AIM OF THE EXERCISE: Repeat what the lines below say, word for word, and skip every image.
== PROVIDED MATERIAL
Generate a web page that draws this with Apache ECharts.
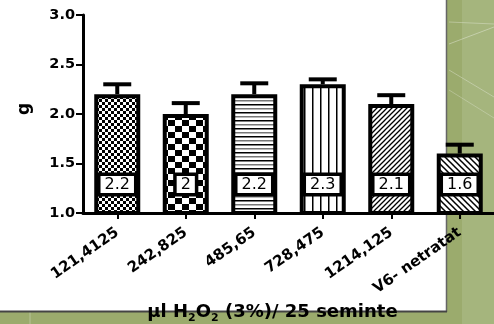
<!DOCTYPE html>
<html>
<head>
<meta charset="utf-8">
<script src="https://cdn.jsdelivr.net/npm/echarts@6/dist/echarts.min.js"></script>
<style>
  html, body { margin: 0; padding: 0; background: #fff; }
  #chart { width: 494px; height: 324px; }
</style>
</head>
<body>
<div id="chart"></div>
<script>
// Seed weight (g) per H2O2 dose group
var categories = ['121,4125', '242,825', '485,65', '728,475', '1214,125', 'V6- netratat'];
var means = [2.2, 2.0, 2.2, 2.3, 2.1, 1.6];
var errors = [0.10, 0.11, 0.11, 0.05, 0.09, 0.09];
var yTicks = [1.0, 1.5, 2.0, 2.5, 3.0];

var FONT = 'DejaVu Sans';

// Build a repeating canvas fill for the bar hatchings
function makePattern(w, h, draw) {
  var c = document.createElement('canvas');
  c.width = w; c.height = h;
  var ctx = c.getContext('2d');
  ctx.fillStyle = '#fff';
  ctx.fillRect(0, 0, w, h);
  ctx.fillStyle = '#000';
  ctx.strokeStyle = '#000';
  draw(ctx, w, h);
  return { image: c, repeat: 'repeat' };
}

var patterns = [
  // fine checkerboard
  makePattern(6, 6, function (ctx) {
    ctx.fillRect(0, 0, 3, 3); ctx.fillRect(3, 3, 3, 3);
  }),
  // coarse checkerboard
  makePattern(14, 12, function (ctx) {
    ctx.fillRect(0, 0, 7, 6); ctx.fillRect(7, 6, 7, 6);
  }),
  // horizontal lines
  makePattern(4, 8, function (ctx) {
    ctx.fillRect(0, 0, 4, 1.5);
    ctx.fillStyle = '#777';
    ctx.fillRect(0, 4, 4, 1.5);
  }),
  // vertical lines
  makePattern(8, 4, function (ctx) {
    ctx.fillRect(0, 0, 1.5, 4);
  }),
  // fine diagonal "/"
  makePattern(5, 5, function (ctx) {
    ctx.lineWidth = 1.3;
    ctx.beginPath();
    ctx.moveTo(-1, 6); ctx.lineTo(6, -1);
    ctx.moveTo(-1, 1); ctx.lineTo(1, -1);
    ctx.moveTo(4, 6); ctx.lineTo(6, 4);
    ctx.stroke();
  }),
  // diagonal "\"
  makePattern(6, 6, function (ctx) {
    ctx.lineWidth = 1.5;
    ctx.beginPath();
    ctx.moveTo(-1, -1); ctx.lineTo(7, 7);
    ctx.moveTo(5, -1); ctx.lineTo(7, 1);
    ctx.moveTo(-1, 5); ctx.lineTo(1, 7);
    ctx.stroke();
  })
];

var barData = means.map(function (v, i) {
  return { value: v, itemStyle: { color: patterns[i] } };
});

var errData = means.map(function (v, i) {
  return [i, v, +(v + errors[i]).toFixed(3)];
});

var chart = echarts.init(document.getElementById('chart'), null, { renderer: 'canvas' });

chart.setOption({
  animation: false,
  backgroundColor: '#fff',
  graphic: [
    { type: 'rect', z: -100, silent: true, shape: { x: 0, y: 0, width: 494, height: 324 }, style: { fill: '#9bab6d' } },
    { type: 'rect', z: -99, silent: true, shape: { x: 462, y: 0, width: 32, height: 324 }, style: { fill: '#a5b57d' } },
    { type: 'line', z: -98, silent: true, shape: { x1: 449, y1: 44, x2: 494, y2: 27 }, style: { stroke: 'rgba(255,255,255,0.35)', lineWidth: 1 } },
    { type: 'line', z: -98, silent: true, shape: { x1: 449, y1: 22, x2: 494, y2: 24 }, style: { stroke: 'rgba(255,255,255,0.3)', lineWidth: 1 } },
    { type: 'line', z: -98, silent: true, shape: { x1: 449, y1: 70, x2: 494, y2: 97 }, style: { stroke: 'rgba(255,255,255,0.3)', lineWidth: 1 } },
    { type: 'line', z: -98, silent: true, shape: { x1: 449, y1: 90, x2: 494, y2: 118 }, style: { stroke: 'rgba(255,255,255,0.25)', lineWidth: 1 } },
    { type: 'line', z: -98, silent: true, shape: { x1: 30, y1: 312, x2: 30, y2: 324 }, style: { stroke: 'rgba(255,255,255,0.3)', lineWidth: 1 } },
    { type: 'rect', z: -97, silent: true, shape: { x: 0, y: 0, width: 446, height: 311 }, style: { fill: '#fff' } },
    { type: 'line', z: -96, silent: true, shape: { x1: 446.5, y1: 0, x2: 446.5, y2: 312 }, style: { stroke: '#666', lineWidth: 1.5 } },
    { type: 'line', z: -96, silent: true, shape: { x1: 0, y1: 311.5, x2: 447, y2: 311.5 }, style: { stroke: '#444', lineWidth: 2 } }
  ],
  grid: { left: 83, right: 0, top: 15, bottom: 111, containLabel: false, outerBoundsMode: 'none' },
  xAxis: {
    type: 'category',
    data: categories,
    name: 'µl H{sub|2}O{sub|2} (3%)/ 25 seminte',
    nameLocation: 'middle',
    nameGap: 74,
    nameTextStyle: {
      fontFamily: FONT, fontWeight: 'bold', fontSize: 18, color: '#000',
      padding: [0, 32, 0, 0],
      rich: {
        sub: { fontFamily: FONT, fontWeight: 'bold', fontSize: 11, color: '#000', verticalAlign: 'bottom', lineHeight: 23 }
      }
    },
    axisLine: { show: true, lineStyle: { color: '#000', width: 3 } },
    axisTick: { show: true, alignWithLabel: true, length: 6, lineStyle: { color: '#000', width: 2 } },
    axisLabel: {
      interval: 0, rotate: 35, margin: 18,
      fontFamily: FONT, fontWeight: 'bold', fontSize: 15, color: '#000'
    },
    splitLine: { show: false }
  },
  yAxis: {
    type: 'value',
    min: yTicks[0],
    max: yTicks[yTicks.length - 1],
    interval: 0.5,
    name: 'g',
    nameLocation: 'middle',
    nameGap: 50,
    nameRotate: 90,
    nameTextStyle: { fontFamily: FONT, fontWeight: 'bold', fontSize: 17, color: '#000', padding: [0, 0, 0, 10] },
    axisLine: { show: true, lineStyle: { color: '#000', width: 3 } },
    axisTick: { show: true, length: 7, lineStyle: { color: '#000', width: 2 } },
    axisLabel: {
      margin: 8, fontFamily: FONT, fontWeight: 'bold', fontSize: 14.5, color: '#000',
      formatter: function (v) { return v.toFixed(1); }
    },
    splitLine: { show: false }
  },
  series: [
    {
      type: 'custom',
      z: 1,
      data: errData,
      renderItem: function (params, api) {
        var base = api.coord([api.value(0), api.value(1)]);
        var top = api.coord([api.value(0), api.value(2)]);
        var half = 14;
        return {
          type: 'group',
          children: [
            { type: 'line', shape: { x1: base[0], y1: base[1], x2: base[0], y2: top[1] }, style: { stroke: '#000', lineWidth: 4 } },
            { type: 'line', shape: { x1: base[0] - half, y1: top[1], x2: base[0] + half, y2: top[1] }, style: { stroke: '#000', lineWidth: 4 } }
          ]
        };
      }
    },
    {
      type: 'bar',
      z: 3,
      barWidth: 46,
      data: barData,
      itemStyle: { borderColor: '#000', borderWidth: 4 },
      label: {
        show: true,
        position: 'insideBottom',
        distance: 22,
        fontFamily: FONT,
        fontSize: 16,
        color: '#000',
        backgroundColor: '#fff',
        borderColor: '#000',
        borderWidth: 3.5,
        padding: [1, 4, 0, 4],
        formatter: function (p) { return String(p.value); }
      }
    }
  ]
});
</script>
</body>
</html>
====
FINISHED TASK:
Generate a web page that draws this with Apache ECharts.
<!DOCTYPE html>
<html>
<head>
<meta charset="utf-8">
<script src="https://cdn.jsdelivr.net/npm/echarts@6/dist/echarts.min.js"></script>
<style>
  html, body { margin: 0; padding: 0; background: #fff; }
  #chart { width: 494px; height: 324px; }
</style>
</head>
<body>
<div id="chart"></div>
<script>
// Seed weight (g) per H2O2 dose group
var categories = ['121,4125', '242,825', '485,65', '728,475', '1214,125', 'V6- netratat'];
var means = [2.2, 2.0, 2.2, 2.3, 2.1, 1.6];
var errors = [0.10, 0.11, 0.11, 0.05, 0.09, 0.09];
var yTicks = [1.0, 1.5, 2.0, 2.5, 3.0];

var FONT = 'DejaVu Sans';

// Build a repeating canvas fill for the bar hatchings
function makePattern(w, h, draw) {
  var c = document.createElement('canvas');
  c.width = w; c.height = h;
  var ctx = c.getContext('2d');
  ctx.fillStyle = '#fff';
  ctx.fillRect(0, 0, w, h);
  ctx.fillStyle = '#000';
  ctx.strokeStyle = '#000';
  draw(ctx, w, h);
  return { image: c, repeat: 'repeat' };
}

var patterns = [
  // fine checkerboard
  makePattern(6, 6, function (ctx) {
    ctx.fillRect(0, 0, 3, 3); ctx.fillRect(3, 3, 3, 3);
  }),
  // coarse checkerboard
  makePattern(14, 12, function (ctx) {
    ctx.fillRect(0, 0, 7, 6); ctx.fillRect(7, 6, 7, 6);
  }),
  // horizontal lines
  makePattern(4, 8, function (ctx) {
    ctx.fillRect(0, 0, 4, 1.5);
    ctx.fillStyle = '#777';
    ctx.fillRect(0, 4, 4, 1.5);
  }),
  // vertical lines
  makePattern(8, 4, function (ctx) {
    ctx.fillRect(0, 0, 1.5, 4);
  }),
  // fine diagonal "/"
  makePattern(5, 5, function (ctx) {
    ctx.lineWidth = 1.3;
    ctx.beginPath();
    ctx.moveTo(-1, 6); ctx.lineTo(6, -1);
    ctx.moveTo(-1, 1); ctx.lineTo(1, -1);
    ctx.moveTo(4, 6); ctx.lineTo(6, 4);
    ctx.stroke();
  }),
  // diagonal "\"
  makePattern(6, 6, function (ctx) {
    ctx.lineWidth = 1.5;
    ctx.beginPath();
    ctx.moveTo(-1, -1); ctx.lineTo(7, 7);
    ctx.moveTo(5, -1); ctx.lineTo(7, 1);
    ctx.moveTo(-1, 5); ctx.lineTo(1, 7);
    ctx.stroke();
  })
];

var barData = means.map(function (v, i) {
  return { value: v, itemStyle: { color: patterns[i] } };
});

var errData = means.map(function (v, i) {
  return [i, v, +(v + errors[i]).toFixed(3)];
});

var chart = echarts.init(document.getElementById('chart'), null, { renderer: 'canvas' });

chart.setOption({
  animation: false,
  backgroundColor: '#fff',
  graphic: [
    { type: 'rect', z: -100, silent: true, shape: { x: 0, y: 0, width: 494, height: 324 }, style: { fill: '#9bab6d' } },
    { type: 'rect', z: -99, silent: true, shape: { x: 462, y: 0, width: 32, height: 324 }, style: { fill: '#a5b57d' } },
    { type: 'line', z: -98, silent: true, shape: { x1: 449, y1: 44, x2: 494, y2: 27 }, style: { stroke: 'rgba(255,255,255,0.35)', lineWidth: 1 } },
    { type: 'line', z: -98, silent: true, shape: { x1: 449, y1: 22, x2: 494, y2: 24 }, style: { stroke: 'rgba(255,255,255,0.3)', lineWidth: 1 } },
    { type: 'line', z: -98, silent: true, shape: { x1: 449, y1: 70, x2: 494, y2: 97 }, style: { stroke: 'rgba(255,255,255,0.3)', lineWidth: 1 } },
    { type: 'line', z: -98, silent: true, shape: { x1: 449, y1: 90, x2: 494, y2: 118 }, style: { stroke: 'rgba(255,255,255,0.25)', lineWidth: 1 } },
    { type: 'line', z: -98, silent: true, shape: { x1: 30, y1: 312, x2: 30, y2: 324 }, style: { stroke: 'rgba(255,255,255,0.3)', lineWidth: 1 } },
    { type: 'rect', z: -97, silent: true, shape: { x: 0, y: 0, width: 446, height: 311 }, style: { fill: '#fff' } },
    { type: 'line', z: -96, silent: true, shape: { x1: 446.5, y1: 0, x2: 446.5, y2: 312 }, style: { stroke: '#666', lineWidth: 1.5 } },
    { type: 'line', z: -96, silent: true, shape: { x1: 0, y1: 311.5, x2: 447, y2: 311.5 }, style: { stroke: '#444', lineWidth: 2 } }
  ],
  grid: { left: 83, right: 0, top: 15, bottom: 111, containLabel: false, outerBoundsMode: 'none' },
  xAxis: {
    type: 'category',
    data: categories,
    name: 'µl H{sub|2}O{sub|2} (3%)/ 25 seminte',
    nameLocation: 'middle',
    nameGap: 74,
    nameTextStyle: {
      fontFamily: FONT, fontWeight: 'bold', fontSize: 18, color: '#000',
      padding: [0, 32, 0, 0],
      rich: {
        sub: { fontFamily: FONT, fontWeight: 'bold', fontSize: 11, color: '#000', verticalAlign: 'bottom', lineHeight: 23 }
      }
    },
    axisLine: { show: true, lineStyle: { color: '#000', width: 3 } },
    axisTick: { show: true, alignWithLabel: true, length: 6, lineStyle: { color: '#000', width: 2 } },
    axisLabel: {
      interval: 0, rotate: 35, margin: 18,
      fontFamily: FONT, fontWeight: 'bold', fontSize: 15, color: '#000'
    },
    splitLine: { show: false }
  },
  yAxis: {
    type: 'value',
    min: yTicks[0],
    max: yTicks[yTicks.length - 1],
    interval: 0.5,
    name: 'g',
    nameLocation: 'middle',
    nameGap: 50,
    nameRotate: 90,
    nameTextStyle: { fontFamily: FONT, fontWeight: 'bold', fontSize: 17, color: '#000', padding: [0, 0, 0, 10] },
    axisLine: { show: true, lineStyle: { color: '#000', width: 3 } },
    axisTick: { show: true, length: 7, lineStyle: { color: '#000', width: 2 } },
    axisLabel: {
      margin: 8, fontFamily: FONT, fontWeight: 'bold', fontSize: 14.5, color: '#000',
      formatter: function (v) { return v.toFixed(1); }
    },
    splitLine: { show: false }
  },
  series: [
    {
      type: 'custom',
      z: 1,
      data: errData,
      renderItem: function (params, api) {
        var base = api.coord([api.value(0), api.value(1)]);
        var top = api.coord([api.value(0), api.value(2)]);
        var half = 14;
        return {
          type: 'group',
          children: [
            { type: 'line', shape: { x1: base[0], y1: base[1], x2: base[0], y2: top[1] }, style: { stroke: '#000', lineWidth: 4 } },
            { type: 'line', shape: { x1: base[0] - half, y1: top[1], x2: base[0] + half, y2: top[1] }, style: { stroke: '#000', lineWidth: 4 } }
          ]
        };
      }
    },
    {
      type: 'bar',
      z: 3,
      barWidth: 46,
      data: barData,
      itemStyle: { borderColor: '#000', borderWidth: 4 },
      label: {
        show: true,
        position: 'insideBottom',
        distance: 22,
        fontFamily: FONT,
        fontSize: 16,
        color: '#000',
        backgroundColor: '#fff',
        borderColor: '#000',
        borderWidth: 3.5,
        padding: [1, 4, 0, 4],
        formatter: function (p) { return String(p.value); }
      }
    }
  ]
});
</script>
</body>
</html>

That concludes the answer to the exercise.